--- Start ---

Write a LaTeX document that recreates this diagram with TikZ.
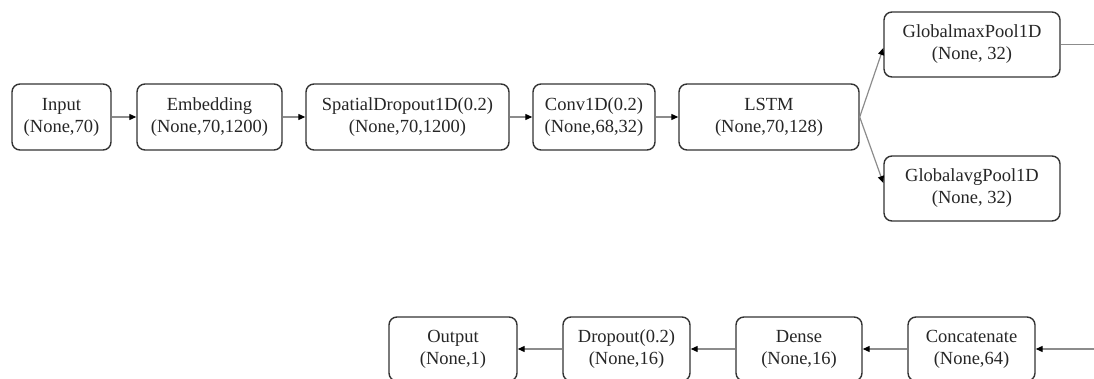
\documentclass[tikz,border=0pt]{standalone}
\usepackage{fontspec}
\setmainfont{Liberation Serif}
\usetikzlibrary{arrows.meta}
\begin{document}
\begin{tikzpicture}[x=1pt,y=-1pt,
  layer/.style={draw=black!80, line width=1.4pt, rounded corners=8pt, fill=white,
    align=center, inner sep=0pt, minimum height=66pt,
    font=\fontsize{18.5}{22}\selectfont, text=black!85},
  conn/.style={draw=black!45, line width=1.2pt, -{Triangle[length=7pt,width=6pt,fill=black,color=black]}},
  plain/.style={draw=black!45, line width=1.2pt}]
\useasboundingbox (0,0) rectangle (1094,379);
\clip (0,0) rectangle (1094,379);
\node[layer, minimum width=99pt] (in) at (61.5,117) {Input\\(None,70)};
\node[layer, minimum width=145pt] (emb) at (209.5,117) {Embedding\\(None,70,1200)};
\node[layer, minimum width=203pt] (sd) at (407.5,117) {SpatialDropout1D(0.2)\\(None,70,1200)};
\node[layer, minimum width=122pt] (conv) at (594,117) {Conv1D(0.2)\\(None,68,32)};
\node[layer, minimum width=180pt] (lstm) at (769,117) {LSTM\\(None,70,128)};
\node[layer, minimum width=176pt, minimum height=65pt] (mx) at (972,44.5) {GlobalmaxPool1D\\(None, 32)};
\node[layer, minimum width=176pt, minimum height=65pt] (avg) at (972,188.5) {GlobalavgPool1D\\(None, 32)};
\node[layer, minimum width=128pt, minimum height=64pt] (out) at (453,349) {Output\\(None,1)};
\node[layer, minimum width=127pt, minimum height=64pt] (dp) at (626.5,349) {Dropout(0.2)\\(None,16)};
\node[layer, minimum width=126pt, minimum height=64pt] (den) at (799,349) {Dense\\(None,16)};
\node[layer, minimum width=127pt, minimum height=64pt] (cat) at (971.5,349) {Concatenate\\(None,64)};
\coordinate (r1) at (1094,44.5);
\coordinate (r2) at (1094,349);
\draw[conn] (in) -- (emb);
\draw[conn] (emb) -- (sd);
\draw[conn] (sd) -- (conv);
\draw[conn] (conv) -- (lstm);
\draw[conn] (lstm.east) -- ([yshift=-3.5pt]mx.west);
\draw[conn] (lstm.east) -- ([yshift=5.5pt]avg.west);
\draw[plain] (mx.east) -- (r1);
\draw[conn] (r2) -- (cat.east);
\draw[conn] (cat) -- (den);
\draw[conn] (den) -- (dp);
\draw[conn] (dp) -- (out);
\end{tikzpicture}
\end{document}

--- End ---
--- Start ---

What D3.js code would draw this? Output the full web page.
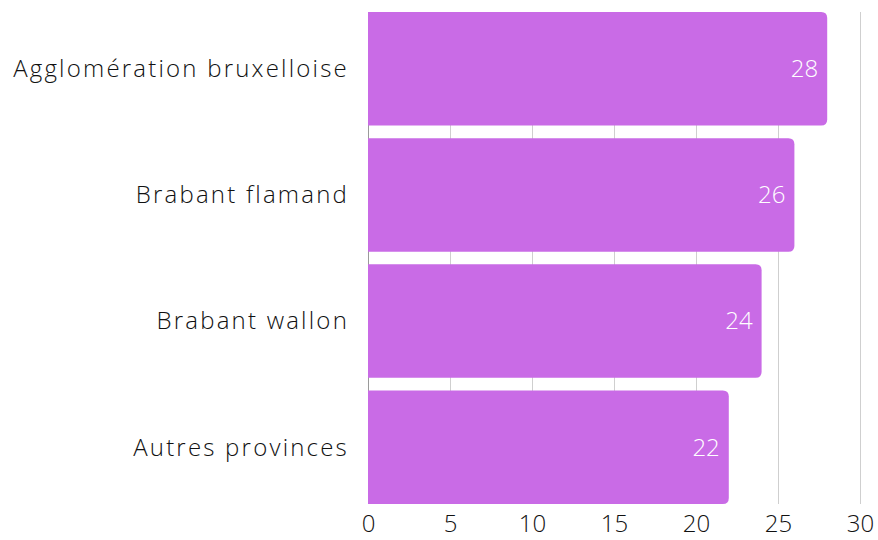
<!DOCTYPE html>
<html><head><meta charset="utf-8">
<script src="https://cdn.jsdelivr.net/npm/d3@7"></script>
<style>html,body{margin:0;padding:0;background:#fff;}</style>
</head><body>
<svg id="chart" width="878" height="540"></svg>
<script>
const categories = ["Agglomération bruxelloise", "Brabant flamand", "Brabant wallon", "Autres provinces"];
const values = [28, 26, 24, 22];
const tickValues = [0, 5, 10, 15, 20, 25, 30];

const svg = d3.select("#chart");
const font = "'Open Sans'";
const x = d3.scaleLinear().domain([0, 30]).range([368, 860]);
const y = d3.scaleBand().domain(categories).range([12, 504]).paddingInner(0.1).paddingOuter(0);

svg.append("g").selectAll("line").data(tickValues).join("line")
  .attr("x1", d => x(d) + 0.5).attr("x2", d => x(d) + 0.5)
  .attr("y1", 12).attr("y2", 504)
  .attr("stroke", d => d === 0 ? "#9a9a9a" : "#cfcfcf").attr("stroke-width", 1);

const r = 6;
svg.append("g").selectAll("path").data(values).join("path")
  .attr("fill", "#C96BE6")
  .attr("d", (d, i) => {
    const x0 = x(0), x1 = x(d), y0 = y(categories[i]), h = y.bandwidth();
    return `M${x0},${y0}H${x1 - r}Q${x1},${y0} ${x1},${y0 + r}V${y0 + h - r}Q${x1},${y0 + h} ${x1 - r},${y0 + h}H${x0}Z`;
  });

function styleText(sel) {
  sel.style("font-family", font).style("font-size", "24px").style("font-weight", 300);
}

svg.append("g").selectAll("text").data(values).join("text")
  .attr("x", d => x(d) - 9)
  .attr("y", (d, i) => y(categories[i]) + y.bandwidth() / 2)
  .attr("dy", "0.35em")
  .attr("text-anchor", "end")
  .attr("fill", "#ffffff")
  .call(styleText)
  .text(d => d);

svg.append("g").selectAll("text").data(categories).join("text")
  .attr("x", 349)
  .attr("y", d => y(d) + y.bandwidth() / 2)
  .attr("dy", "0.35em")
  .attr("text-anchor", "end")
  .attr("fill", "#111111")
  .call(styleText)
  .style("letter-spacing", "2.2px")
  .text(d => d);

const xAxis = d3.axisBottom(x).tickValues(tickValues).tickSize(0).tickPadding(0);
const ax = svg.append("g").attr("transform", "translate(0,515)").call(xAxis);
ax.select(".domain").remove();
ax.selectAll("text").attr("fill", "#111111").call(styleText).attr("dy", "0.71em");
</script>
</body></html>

--- End ---

▶ _What is needed_
From the records above, pull out every line containing the word "this".

▶ _Answer_
Write a LaTeX document that recreates this diagram with TikZ.
What D3.js code would draw this? Output the full web page.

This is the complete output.